# [WRITTEN INSTRUCTION]
Drop every picture, then transcribe the remaining data exactly.

# [GIVEN DATA]
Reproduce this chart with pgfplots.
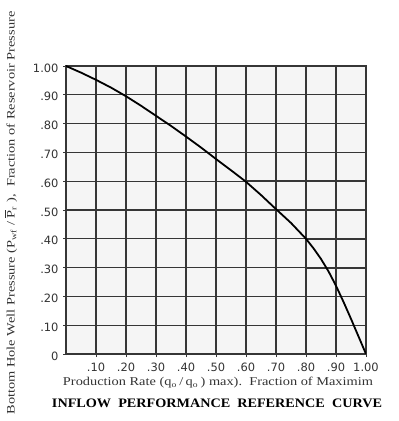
\documentclass[border=0pt]{standalone}
\usepackage{pgfplots}
\pgfplotsset{compat=1.18}
\usepackage{fontspec}
\setmainfont{Liberation Serif}
\newfontfamily\tickfont{DejaVu Sans}
\usepackage{graphicx}
\definecolor{gridc}{HTML}{363636}
\definecolor{txt}{HTML}{333333}
\begin{document}
\begin{tikzpicture}
\useasboundingbox (-66bp,-67bp) rectangle (333bp,354bp);
\begin{axis}[
  at={(0,0)}, anchor=south west,
  scale only axis, width=300bp, height=288bp,
  xmin=0, xmax=1, ymin=0, ymax=1,
  xtick={0.1,0.2,...,1.0},
  xticklabels={.10,.20,.30,.40,.50,.60,.70,.80,.90,1.00},
  ytick={0,0.1,...,1.0},
  yticklabels={0,.10,.20,.30,.40,.50,.60,.70,.80,.90,1.00},
  grid=major,
  grid style={gridc, line width=1.2bp},
  axis line style={gridc, line width=1.5bp},
  axis background/.style={fill=black!4},
  tick style={gridc, line width=0.8bp},
  major tick length=3bp,
  tick align=outside,
  xtick pos=bottom, ytick pos=left,
  tick label style={font=\tickfont\fontsize{11.5}{13}\selectfont, text=txt},
  xticklabel style={yshift=-2bp},
  yticklabel style={xshift=-1bp, yshift=-2bp},
]
% emphasized reference lines
\addplot[gridc, line width=1.9bp] coordinates {(0.6,0) (0.6,1)};
\addplot[gridc, line width=1.9bp] coordinates {(0.6,0.6) (1,0.6)};
\addplot[gridc, line width=1.9bp] coordinates {(0.6,0.5) (1,0.5)};
\addplot[gridc, line width=1.9bp] coordinates {(0.8,0.4) (1,0.4)};
\addplot[gridc, line width=1.9bp] coordinates {(0.8,0.3) (1,0.3)};
% IPR curve
\addplot[black, line width=1.8bp, line join=round] coordinates {
 (0,1.0) (0.05,0.977) (0.1,0.952) (0.15,0.925) (0.2,0.895) (0.25,0.862)
 (0.3,0.827) (0.35,0.792) (0.4,0.755) (0.45,0.717) (0.5,0.677)
 (0.55,0.638) (0.6,0.598) (0.65,0.552) (0.7,0.503) (0.75,0.455)
 (0.8,0.4) (0.825,0.367) (0.85,0.330) (0.875,0.287) (0.9,0.237)
 (0.925,0.181) (0.95,0.122) (0.975,0.061) (1.0,0.0)
};
\end{axis}
\node[text=txt, rotate=90] at (-55bp,141bp)
  {\resizebox{403bp}{\height}{\fontsize{11.5}{13}\selectfont Bottom Hole Well Pressure (P$_{\mathrm{wf}}$ / $\overline{\mathrm{P}}_{\mathrm{r}}$ ),\ \ Fraction of Reservoir Pressure}};
\node[text=txt] at (152bp,-29bp)
  {\resizebox{310bp}{\height}{\fontsize{12}{14}\selectfont Production Rate (q$_{\mathrm{o}}$\,/\,q$_{\mathrm{o}}$\,) max).\ \ Fraction of Maximim}};
\node[text=black] at (151bp,-49bp)
  {\resizebox{330bp}{\height}{\fontsize{13}{15}\selectfont\bfseries INFLOW\ \ PERFORMANCE\ \ REFERENCE\ \ CURVE}};
\end{tikzpicture}
\end{document}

# [TASK OUTPUT]
Reproduce this chart with pgfplots.
\documentclass[border=0pt]{standalone}
\usepackage{pgfplots}
\pgfplotsset{compat=1.18}
\usepackage{fontspec}
\setmainfont{Liberation Serif}
\newfontfamily\tickfont{DejaVu Sans}
\usepackage{graphicx}
\definecolor{gridc}{HTML}{363636}
\definecolor{txt}{HTML}{333333}
\begin{document}
\begin{tikzpicture}
\useasboundingbox (-66bp,-67bp) rectangle (333bp,354bp);
\begin{axis}[
  at={(0,0)}, anchor=south west,
  scale only axis, width=300bp, height=288bp,
  xmin=0, xmax=1, ymin=0, ymax=1,
  xtick={0.1,0.2,...,1.0},
  xticklabels={.10,.20,.30,.40,.50,.60,.70,.80,.90,1.00},
  ytick={0,0.1,...,1.0},
  yticklabels={0,.10,.20,.30,.40,.50,.60,.70,.80,.90,1.00},
  grid=major,
  grid style={gridc, line width=1.2bp},
  axis line style={gridc, line width=1.5bp},
  axis background/.style={fill=black!4},
  tick style={gridc, line width=0.8bp},
  major tick length=3bp,
  tick align=outside,
  xtick pos=bottom, ytick pos=left,
  tick label style={font=\tickfont\fontsize{11.5}{13}\selectfont, text=txt},
  xticklabel style={yshift=-2bp},
  yticklabel style={xshift=-1bp, yshift=-2bp},
]
% emphasized reference lines
\addplot[gridc, line width=1.9bp] coordinates {(0.6,0) (0.6,1)};
\addplot[gridc, line width=1.9bp] coordinates {(0.6,0.6) (1,0.6)};
\addplot[gridc, line width=1.9bp] coordinates {(0.6,0.5) (1,0.5)};
\addplot[gridc, line width=1.9bp] coordinates {(0.8,0.4) (1,0.4)};
\addplot[gridc, line width=1.9bp] coordinates {(0.8,0.3) (1,0.3)};
% IPR curve
\addplot[black, line width=1.8bp, line join=round] coordinates {
 (0,1.0) (0.05,0.977) (0.1,0.952) (0.15,0.925) (0.2,0.895) (0.25,0.862)
 (0.3,0.827) (0.35,0.792) (0.4,0.755) (0.45,0.717) (0.5,0.677)
 (0.55,0.638) (0.6,0.598) (0.65,0.552) (0.7,0.503) (0.75,0.455)
 (0.8,0.4) (0.825,0.367) (0.85,0.330) (0.875,0.287) (0.9,0.237)
 (0.925,0.181) (0.95,0.122) (0.975,0.061) (1.0,0.0)
};
\end{axis}
\node[text=txt, rotate=90] at (-55bp,141bp)
  {\resizebox{403bp}{\height}{\fontsize{11.5}{13}\selectfont Bottom Hole Well Pressure (P$_{\mathrm{wf}}$ / $\overline{\mathrm{P}}_{\mathrm{r}}$ ),\ \ Fraction of Reservoir Pressure}};
\node[text=txt] at (152bp,-29bp)
  {\resizebox{310bp}{\height}{\fontsize{12}{14}\selectfont Production Rate (q$_{\mathrm{o}}$\,/\,q$_{\mathrm{o}}$\,) max).\ \ Fraction of Maximim}};
\node[text=black] at (151bp,-49bp)
  {\resizebox{330bp}{\height}{\fontsize{13}{15}\selectfont\bfseries INFLOW\ \ PERFORMANCE\ \ REFERENCE\ \ CURVE}};
\end{tikzpicture}
\end{document}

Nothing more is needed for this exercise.